La Samir, principal raffineur marocain, est en liquidation judiciaire. La demande de protection judiciaire introduite par les avocats n’a guère convaincu le juge. La société qui emploie 900 personnes dans son site de Mohammedia (30 km au Nord de Casablanca) avait dix jours pour faire appel de cette décision prononcée le 21 mars par le tribunal de commerce de Casablanca.
A quatre jours de l’échéance et en dépit d’un appel qui aurait été interjeté (manoeuvre tactique pour gagner du temps?) rien n’indiquait que la maison mère, à savoir la Corral Petroleum Holdings AB, détentrice de 67% du capital, et son président, l’ethiopien Cheikh Hussein Al-Amoudi, bougeront le petit doigt pour empêcher ce nouveau Titanic retentissant auprès des gestionnaires d’OPCVM (qui ont placé 280 millions de dirhams dans des obligations Samir), des banques (qui devront provisionner) et des petits porteurs qui se retrouvent nus avec cette décision judiciaire.
L’Autorité marocaine du marché des capitaux qui vient de faire sa mue devra sans doute faire évoluer les normes de gestion et de monitoring du risque pour éviter aux acteurs individuels de telles déconvenues.
Peu d’analystes misent sur un changement d’attitude de la part d’Amoudi. Jusqu’à présent, l’homme d’affaires s’en tient à sa tactique de départ, à savoir fixer des échéances et négocier pour gagner du temps
Déjà en octobre 2015, le milliardaire avait fait faux bond en n’honorant pas son engagement pris devant le conseil d’administration de renflouer la Samir à hauteur de 6 milliards de dirhams.
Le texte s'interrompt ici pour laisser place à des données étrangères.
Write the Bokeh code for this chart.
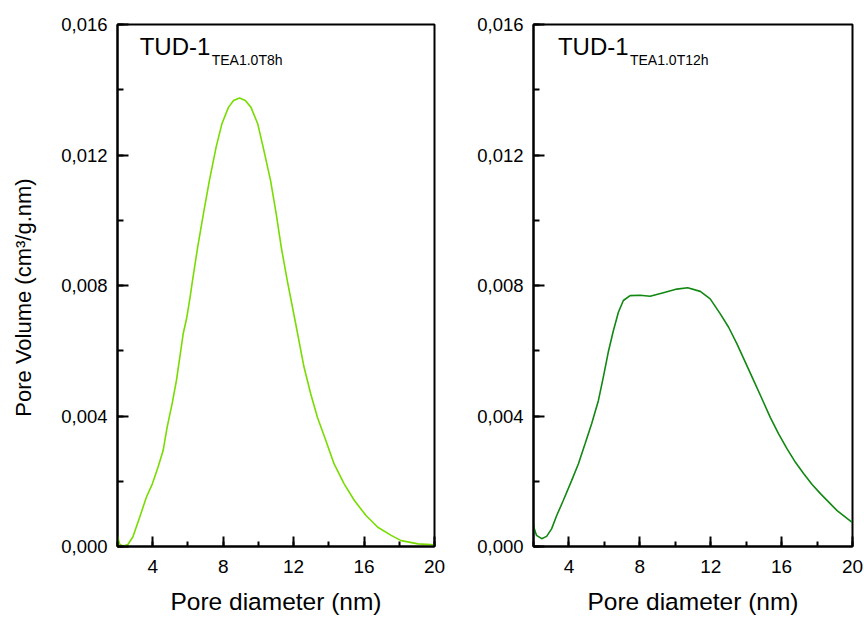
import math
from bokeh.plotting import figure
from bokeh.layouts import row
from bokeh.models import Range1d, SingleIntervalTicker, CustomJSTickFormatter, Label
from bokeh.embed import file_html
from bokeh.resources import INLINE

# ---- data ----
d_8h = [2.0, 2.11, 2.3, 2.59, 2.87, 3.26, 3.64, 3.98, 4.3, 4.59, 4.82, 5.1, 5.35,
        5.73, 5.92, 6.11, 6.25, 6.55, 6.88, 7.22, 7.6, 7.93, 8.3, 8.59, 8.93,
        9.26, 9.58, 9.96, 10.27, 10.69, 11.01, 11.3, 11.64, 12.11, 12.59, 12.97,
        13.35, 13.83, 14.3, 14.87, 15.45, 16.11, 16.78, 17.54, 18.11, 19.07, 20.0]
v_8h = [0.00034, 0.00008, 0.00001, 0.00006, 0.00029, 0.0009, 0.00151, 0.00192,
        0.00243, 0.00294, 0.00366, 0.00437, 0.0051, 0.00652, 0.00698, 0.0076,
        0.00812, 0.00917, 0.0102, 0.01122, 0.01224, 0.01296, 0.01346, 0.01367,
        0.01375, 0.01367, 0.01346, 0.01296, 0.01224, 0.01122, 0.0102, 0.00917,
        0.00815, 0.00685, 0.0055, 0.00468, 0.00396, 0.00325, 0.00253, 0.00192,
        0.00141, 0.00095, 0.00059, 0.00034, 0.00018, 0.00008, 0.00005]

d_12h = [2.0, 2.02, 2.17, 2.46, 2.74, 3.02, 3.31, 3.68, 4.15, 4.53, 4.91, 5.28,
         5.66, 5.94, 6.22, 6.51, 6.79, 7.07, 7.45, 8.01, 8.58, 9.33, 10.09, 10.7,
         11.41, 11.97, 12.54, 13.01, 13.48, 13.95, 14.42, 14.89, 15.36, 15.83,
         16.31, 16.78, 17.25, 17.72, 18.19, 18.66, 19.13, 19.98]
v_12h = [0.00067, 0.00059, 0.00034, 0.00024, 0.00031, 0.00054, 0.00095, 0.00141,
         0.00202, 0.00253, 0.00315, 0.00376, 0.00447, 0.00519, 0.00596, 0.00662,
         0.00718, 0.00754, 0.00769, 0.0077, 0.00767, 0.00778, 0.00789, 0.00793,
         0.00782, 0.00759, 0.00713, 0.00672, 0.00621, 0.00565, 0.00509, 0.00453,
         0.00396, 0.00345, 0.00299, 0.00258, 0.00223, 0.0019, 0.00162, 0.00136,
         0.0011, 0.00074]

titles_main = ["TUD-1", "TUD-1"]
titles_sub = ["TEA1.0T8h", "TEA1.0T12h"]
x_label = "Pore diameter (nm)"
y_label = "Pore Volume (cm\u00b3/g.nm)"

FONT = "Liberation Sans"
H = 617

# narrow strip holding the shared y-axis title
strip = figure(frame_width=40, frame_height=H, x_range=Range1d(0, 40),
               y_range=Range1d(0, H), output_backend="svg", toolbar_location=None,
               x_axis_location=None, y_axis_location=None,
               min_border_left=0, min_border_right=0, min_border_top=0,
               min_border_bottom=0)
strip.xgrid.visible = False
strip.ygrid.visible = False
strip.outline_line_color = None
strip.add_layout(Label(x=23, y=H - 273, text=y_label, text_font=FONT,
                       text_font_size="22px", text_align="center",
                       text_baseline="middle", angle=math.pi / 2,
                       text_color="black"))


def make_plot(xs, ys, color, main, sub, title_x, left_border, right_border,
              frame_w):
    p = figure(frame_width=frame_w, frame_height=522,
               x_range=Range1d(2, 20), y_range=Range1d(0, 0.016),
               output_backend="svg", toolbar_location=None,
               min_border_left=left_border, min_border_right=right_border,
               min_border_top=24, min_border_bottom=71)
    p.xgrid.visible = False
    p.ygrid.visible = False
    p.outline_line_color = "black"
    p.outline_line_width = 2
    p.outline_line_alpha = 1

    p.xaxis.ticker = SingleIntervalTicker(interval=4, num_minor_ticks=2)
    p.yaxis.ticker = SingleIntervalTicker(interval=0.004, num_minor_ticks=2)
    p.yaxis.formatter = CustomJSTickFormatter(
        code="return tick.toFixed(3).replace('.', ',');")

    for ax in (p.xaxis[0], p.yaxis[0]):
        ax.axis_line_width = 2
        ax.major_tick_line_width = 2
        ax.minor_tick_line_width = 2
        ax.major_tick_out = 0
        ax.minor_tick_out = 0
        ax.major_label_text_font = FONT
        ax.major_label_text_color = "black"
        ax.axis_label_text_font = FONT
        ax.axis_label_text_font_style = "normal"
        ax.axis_label_text_color = "black"

    p.xaxis.major_tick_in = 10
    p.xaxis.minor_tick_in = 5
    p.yaxis.major_tick_in = 11
    p.yaxis.minor_tick_in = 6
    p.xaxis.major_label_text_font_size = "19px"
    p.yaxis.major_label_text_font_size = "18.5px"
    p.xaxis.major_label_standoff = 13
    p.yaxis.major_label_standoff = 10
    p.xaxis.axis_label = x_label
    p.xaxis.axis_label_text_font_size = "24.5px"
    p.xaxis.axis_label_standoff = 12

    p.line(xs, ys, line_color=color, line_width=1.6)

    p.add_layout(Label(x=title_x, y=0.01532, text=main, text_font=FONT,
                       text_font_size="24px", text_baseline="middle",
                       text_color="black"))
    p.add_layout(Label(x=title_x, y=0.01532, x_offset=72, y_offset=-13, text=sub,
                       text_font=FONT, text_font_size="14px",
                       text_baseline="middle", text_color="black"))
    return p


p1 = make_plot(d_8h, v_8h, "#78dc00", titles_main[0], titles_sub[0], 3.26,
               77, 20, 317)
p2 = make_plot(d_12h, v_12h, "#118811", titles_main[1], titles_sub[1], 3.38,
               79, 12, 319)

layout = row(strip, p1, p2, spacing=0)
open("out.html", "w").write(file_html(layout, INLINE))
Aujourd’hui, tout porte à croire que le capitaine du bateau Samir est tenté de prendre l’échelle de coupée. Non, l’homme à la fortune estimée à 11 milliards de dollars (Forbes) ne coulera pas avec son navire mais imitera sans doute le capitaine de la Costa Concordia en sautant sur le quai, abandonnant son équipage, ses employées et ses créanciers.
En tout cas les dégâts sont énormes selon la presse marocaine qui fait état d’une dette dépassant 23 milliards de dirhams (2,3 milliards d’euros) répartis entre 20 créanciers dont Attijariwafa Bank, la BCP et Saham Assurances. Cette dernière assure par la voix de son PDG, Mehdi Tazi, avoir provisionné l’emprunt à hauteur de 77% contre, assure-t-il, une moyenne de 50% chez les autres créanciers. Quant à la BCP, elle limite la casse grâcz à une hypothèque sur un terrain de la Samir.
L’Administration marocaine des Douanes (ADII) réclame plus de 13 milliards de dirhams au raffineur. De leur côté, la BNP Paribas et l’International Islamic Trade Finance Corporation font partie des entités qui ont lancé une procédure de saisie conservatoire sur le fonds de commerce et les biens meubles de la compagnie débitrice.
D’autres créanciers comme BB Energy, BP Oil International Ltd, ou encore le Crédit agricole Corporate and Investment Bank, ont vu leurs demandes rejetées par la Cour», précise le quotidien L’Economiste.
Egalement rejetée, la requête des agents et cadres du raffineur qui réclamaient un redressement judiciaire et non pas une liquidation, précise le site 360.ma. Seule consolation, le plan de continuation de 3 mois renouvelable, préalable à la liquidation.
Tout dépendra maintenant des traders internationaux. Accorderont -ils du crédit à la demande de quotation introduite par la Samir pour une livraison immédiate de brut? Le fait que Glencore (qui réclame 230 millions de dollars) ou encore le fonds Carlyle (qui exige 429 millions de dollars à la Samir) figurent parmi les créanciers complique la donne.